Each level has the Dynamic Duo go after one of these baddies in a themed level and then fight them at the end as a boss. To compensate for the limited characters you get to play as in these missions, both the Caped Crusader and the Boy Wonder get four additional costumes that give them special powers that are scattered throughout the level. They do mean the game gets to be more complex than ‘punch things’, but some of them near useless while others are just annoying. Sure, they’re serviceable, but you’ll probably get fatigued of them before the game’s over. Also, a couple are near useless in the story missions, and almost as much so during free play.

The villain missions let you see the events that led to the levels you played in the other missions. You don’t get to play as every villain, but they’re all unlockable. Also, none of your boss fights here wear a cape. Most just don’t end with one. Most villains have at least two powers that the heroes don’t have access to, so the puzzles in these missions require different things of you, meaning the villain levels are a breath of fresh air.

Despite this being the darkest LEGO game, both thematically and visually (what with it all taking place in Gotham ‘the sun never shines’ City), the cutscenes retain their humour. Special mention goes out to Batman STILL being serious and competent in a LEGO game, while Robin goofs in the background. That said, Batman’ll still get a few laughs out of you. Another thing I love is that while Batman uses big beefy strikes and throws to fight, Robin uses more agile kicks and tumbles. This is a really nice characterful touch.

Damage wise, this is the best deal. roughly £10 both preowned and on Steam.


Finally, we reach the most different game of them all. Remember all that visceral combat in the Harry Potter films? How many times did that Herbology class seem so kick ass you couldn’t wait to play a game about it? Yeah, no and never right? This has been a problem with making Harry Potter games, but Telltale have cracked it with their mix of puzzling and platforming.

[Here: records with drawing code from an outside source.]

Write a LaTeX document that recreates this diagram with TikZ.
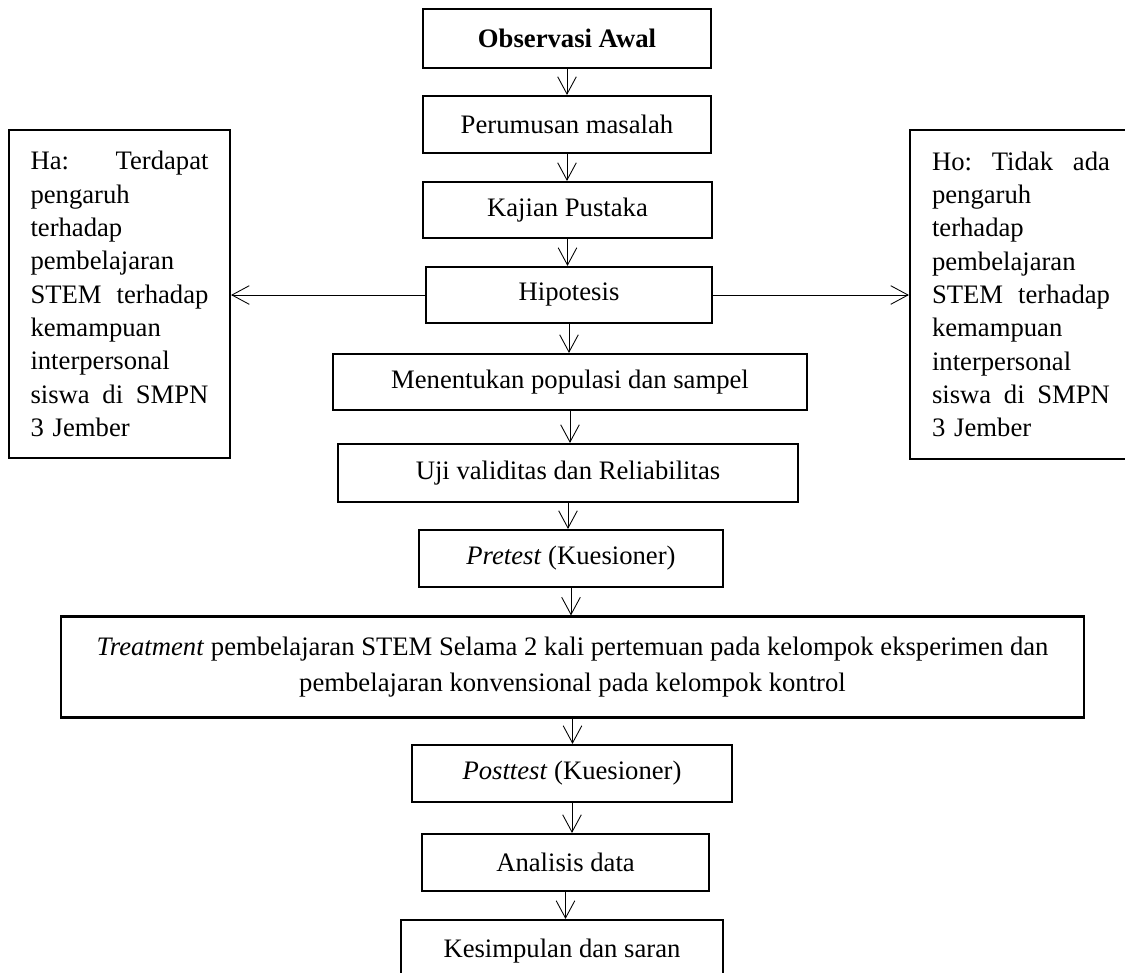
\documentclass[tikz,border=0pt]{standalone}
\usepackage{fontspec}
\setmainfont{Liberation Serif}
\usetikzlibrary{arrows.meta}
\newcommand{\jline}[1]{\leavevmode\hbox to 133.5pt{#1}}
\begin{document}
\begin{tikzpicture}[x=0.75pt,y=-0.75pt,
  box/.style={draw, line width=1.6pt, inner sep=0pt, font=\fontsize{20}{25}\selectfont},
  side/.style={box, align=left, text width=133.5pt},
  arr/.style={line width=0.65pt, -{Straight Barb[length=13pt,width=14pt,line width=0.65pt]}}]
\useasboundingbox (0,0) rectangle (1125,972);
\fill[white] (0,0) rectangle (1125,972);
\clip (0,0) rectangle (1125,972);

\node[box, minimum width=216pt, minimum height=44.25pt] (obs) at (567,38.5) {\textbf{Observasi Awal}};
\node[box, minimum width=216pt, minimum height=42.75pt] (per) at (567,124.5) {Perumusan masalah};
\node[box, minimum width=216.75pt, minimum height=42pt] (kaj) at (567.5,210) {Kajian Pustaka};
\node[box, minimum width=214.5pt, minimum height=42pt] (hip) at (569,295) {Hipotesis};
\node[box, minimum width=355.5pt, minimum height=42pt] (men) at (570,382) {Menentukan populasi dan sampel};
\node[box, minimum width=345pt, minimum height=43.5pt] (uji) at (568,473) {Uji validitas dan Reliabilitas};
\node[box, minimum width=228pt, minimum height=42.75pt] (pre) at (571,558.5) {\textit{Pretest} (Kuesioner)};
\node[box, minimum width=767.25pt, minimum height=75.75pt, align=center,
      font=\fontsize{20}{27.5}\selectfont] (tre) at (572.5,667)
  {\textit{Treatment} pembelajaran STEM Selama 2 kali pertemuan pada kelompok eksperimen dan\\
   pembelajaran konvensional pada kelompok kontrol};
\node[box, minimum width=240pt, minimum height=42.75pt] (post) at (572,773.5) {\textit{Posttest} (Kuesioner)};
\node[box, minimum width=215.25pt, minimum height=42.75pt] (ana) at (565.5,862.5) {Analisis data};
\node[box, minimum width=241.5pt, minimum height=46.5pt] (kes) at (562,951) {Kesimpulan dan saran};

\node[side, minimum width=165.75pt, minimum height=246pt] (ha) at (119.5,294)
  {\jline{Ha:\hfill Terdapat}\\ pengaruh\\ terhadap\\ pembelajaran\\
   \jline{STEM\hfill terhadap}\\ kemampuan\\ interpersonal\\
   \jline{siswa\hfill di\hfill SMPN}\\ 3 Jember};
\node[side, minimum width=166.5pt, minimum height=246.75pt] (ho) at (1021,294.5)
  {\jline{Ho:\hfill Tidak\hfill ada}\\ pengaruh\\ terhadap\\ pembelajaran\\
   \jline{STEM\hfill terhadap}\\ kemampuan\\ interpersonal\\
   \jline{siswa\hfill di\hfill SMPN}\\ 3 Jember};

\draw[arr] (obs.south) -- (obs.south |- per.north);
\draw[arr] (per.south) -- (per.south |- kaj.north);
\draw[arr] (kaj.south) -- (kaj.south |- hip.north);
\draw[arr] (hip.south) -- (hip.south |- men.north);
\draw[arr] (men.south) -- (men.south |- uji.north);
\draw[arr] (uji.south) -- (uji.south |- pre.north);
\draw[arr] (pre.south) -- (pre.south |- tre.north);
\draw[arr] (tre.south) -- (tre.south |- post.north);
\draw[arr] (post.south) -- (post.south |- ana.north);
\draw[arr] (ana.south) -- (ana.south |- kes.north);
\draw[arr] (hip.west) -- (hip.west -| ha.east);
\draw[arr] (hip.east) -- (hip.east -| ho.west);
\end{tikzpicture}
\end{document}
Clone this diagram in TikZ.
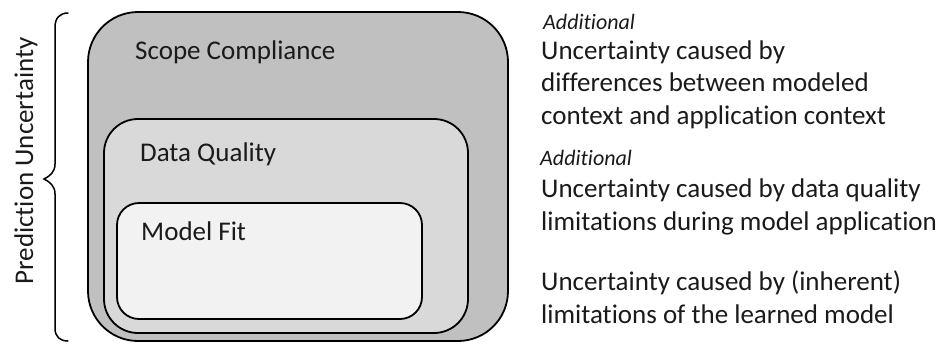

As you move through the films your characters learn more spells and gain a few abilities, and you have to use these in the most puzzle based LEGO game yet. The levels aren’t based on the easiest material to use and while there’s nothing really wrong with them, they do suffer from some quite extreme brevity when put alongside the other games. Still, the levels aren’t the real focus of the game. Instead, you get to use these magical powers to explore Hogwarts. As you go to more classes and gets more spells, you can interact with different parts of the castle to find collectibles and secret areas.

This can get frustrating at times because some parts require you having a character you haven’t found the token that lets you buy them, and you’ll have to scour some likely levels to find it, but for the most part the exploration is really fun in a ‘Gotta Catch ‘Em All’ kinda way. In terms of price, Steam’ll give it to you for £20, and preowned it’s between about £15-£20 depending on the platform.

OK so this was another long post, but I reviewed four whole games! C’mon people, work with me here! Anyways, I’d recommend any one of them as a fun distraction or to play with a younger sibling or a friend or partner who’s not particularly interested in games. They’re fun, simple and funny. If you don’t enjoy the LEGO games, you have no soul. Not judging, just saying.